Afin de ne pas demeurer sur un terrain purement abstrait, les propositions de formation devraient être complétées par des activités de networking professionnel et commercial. Les salons du livre peuvent constituer un milieu propice aux échanges, mais il semble jusqu’à présent que ces manifestations n’aient pas parié sur le numérique avec suffisamment d’élan : 26 % des personnes ayant répondu à notre enquête ont attribué une note de 1 sur 5 à l’actualisation technologique dans les salons locaux, 55 % lui attribuant un 2 sur 5. Si on tient compte du fait que 74 % des personnes interrogées ont reconnu que le dialogue avec leurs collègues de la région constitue leur principale source d’information, c’est bel et bien dans les salons et les différentes manifestations professionnelles locales qu’il faudra fournir les plus gros efforts de transformation.
Ces rencontres et séminaires pourraient contribuer à secouer la paralysie qui règne souvent parmi les maisons d’édition traditionnelles, voire ranimer la vitalité et les aspirations à l’exploration qui ont probablement marqué leur origine, il y a des décennies.
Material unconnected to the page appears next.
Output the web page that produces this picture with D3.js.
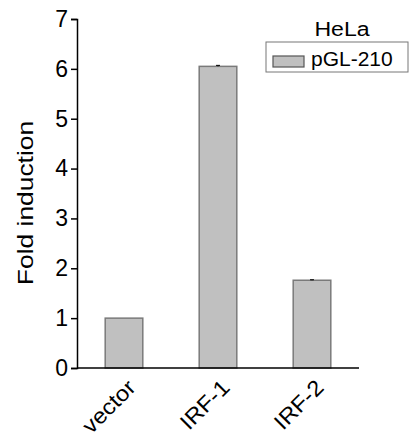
<!DOCTYPE html>
<html><head><meta charset="utf-8">
<script src="https://cdn.jsdelivr.net/npm/d3@7"></script>
<style>body{margin:0;background:#fff}svg{display:block;font-family:"Liberation Sans",Arial,sans-serif}</style>
</head><body><svg id="c" width="409" height="439"></svg>
<script>
const categories = ["vector", "IRF-1", "IRF-2"];
const values = [1.0, 6.05, 1.76];
const errors = [0.0, 0.02, 0.01];
const yTicks = [0, 1, 2, 3, 4, 5, 6, 7];
const legendTitle = "HeLa";
const seriesName = "pGL-210";
const yTitle = "Fold induction";

const FONT = "Liberation Sans, Arial, sans-serif";
const svg = d3.select("#c");
const x = d3.scaleBand().domain(categories).range([77, 359]).paddingInner(0.6).paddingOuter(0.3);
const y = d3.scaleLinear().domain([0, 7]).range([368, 19]);

// bars
svg.selectAll("rect.bar").data(values).join("rect")
  .attr("class", "bar")
  .attr("x", (d, i) => x(categories[i]))
  .attr("width", x.bandwidth())
  .attr("y", d => y(d))
  .attr("height", d => y(0) - y(d))
  .attr("fill", "#c0c0c0").attr("stroke", "#7a7a7a").attr("stroke-width", 1.5);

// error bars
svg.selectAll("g.err").data(values).join("g").attr("class", "err").each(function (d, i) {
  const cx = x(categories[i]) + x.bandwidth() / 2;
  const g = d3.select(this);
  if (errors[i] > 0) {
    g.append("line").attr("x1", cx).attr("x2", cx).attr("y1", y(d + errors[i])).attr("y2", y(d)).attr("stroke", "#000").attr("stroke-width", 1);
    g.append("line").attr("x1", cx - 2).attr("x2", cx + 2).attr("y1", y(d + errors[i])).attr("y2", y(d + errors[i])).attr("stroke", "#000").attr("stroke-width", 1);
  }
});

// y axis
const ya = svg.append("g").attr("transform", "translate(77,0)")
  .call(d3.axisLeft(y).tickValues(yTicks).tickFormat(d3.format("d")).tickSize(6).tickPadding(3));
ya.select(".domain").attr("stroke", "#000").attr("stroke-width", 1.5);
ya.selectAll(".tick line").attr("stroke", "#000").attr("stroke-width", 1.5);
ya.selectAll(".tick text").attr("font-size", 23).attr("fill", "#000").attr("font-family", FONT);

// x axis line
const xa = svg.append("g").attr("transform", "translate(0,368)")
  .call(d3.axisBottom(x).tickSize(0).tickPadding(0));
xa.select(".domain").attr("d", "M77,0H359").attr("stroke", "#000").attr("stroke-width", 1.5);
xa.selectAll(".tick text")
  .attr("font-size", 22).attr("fill", "#000").attr("font-family", FONT)
  .attr("text-anchor", "end").attr("dy", 0).attr("y", 0)
  .attr("transform", "translate(13,21) rotate(-45) scale(1.08,1)");

// y title
svg.append("text").attr("transform", "translate(33,203) rotate(-90) scale(1.2,1)")
  .attr("text-anchor", "middle").attr("font-size", 22).attr("fill", "#000").attr("font-family", FONT).text(yTitle);

// legend
svg.append("text").attr("transform", "translate(342,36) scale(1.1,1)").attr("text-anchor", "middle").attr("font-size", 21).attr("fill", "#000").attr("font-family", FONT).text(legendTitle);
svg.append("rect").attr("x", 266).attr("y", 42).attr("width", 142).attr("height", 30).attr("fill", "#fff").attr("stroke", "#777").attr("stroke-width", 1);
svg.append("rect").attr("x", 273).attr("y", 56).attr("width", 31).attr("height", 11).attr("fill", "#c0c0c0").attr("stroke", "#555").attr("stroke-width", 1.2);
svg.append("text").attr("transform", "translate(311,66)").attr("font-size", 21).attr("fill", "#000").attr("font-family", FONT).text(seriesName);
</script></body></html>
Ceci étant, les « écosystèmes » nés des différentes initiatives de numérisation, de formation et de networking professionnel devront intégrer de nouveaux acteurs du monde numérique – programmeurs, designers web, développeurs de jeux vidéo, etc. – et seront donc évidemment très différents de toute autre expérience vécue par le passé.
- Ce pays européen offre des aides considérables pour la numérisation de fonds, principalement à partir du Centre national du livre (CNL).↵
- Entretien, février 2011.↵
- Ici aussi le cas français est riche d’enseignements : le Syndicat national de l’édition (SNE) propose à ses membres des programmes d’actualisation légale et fiscale, chose indispensable pour les entreprises qui doivent s’adapter à l’ère électronique.↵
odin del pozo
/ 24/06/2011En ciertos países Latinoamericanos, respecto a las ediciones digitales aún estamos como cuando recién entró la computadora y los softwares especializados a la edición de libros: totalmente desorientados.
Las noticias se consiguen a través de la red o de muy pocos cursos por lo común en el extranjero. No hay capacitación en ninguna de las áreas necesarias para la generación-comercialización de libros. Tarea pendiente para las Cámaras del libro nacionales.
thierry quinqueton
/ 27/08/2011La question du soutien public à la numérisation des fonds par les maisons elles mêmes (et non par google…) est effectivement un des outils clefs de toute politique publique qui porterait la préoccupation de la bibliodiversité dans ce contexte de montée en puissance de la circulation numérique des savoirs.
thierry quinqueton
/ 27/08/2011Et oui, encore, le soutien à la mise en place de contrats juridiques (adaptés aux contextes juridiques de chaque pays ou région) est également une question clef.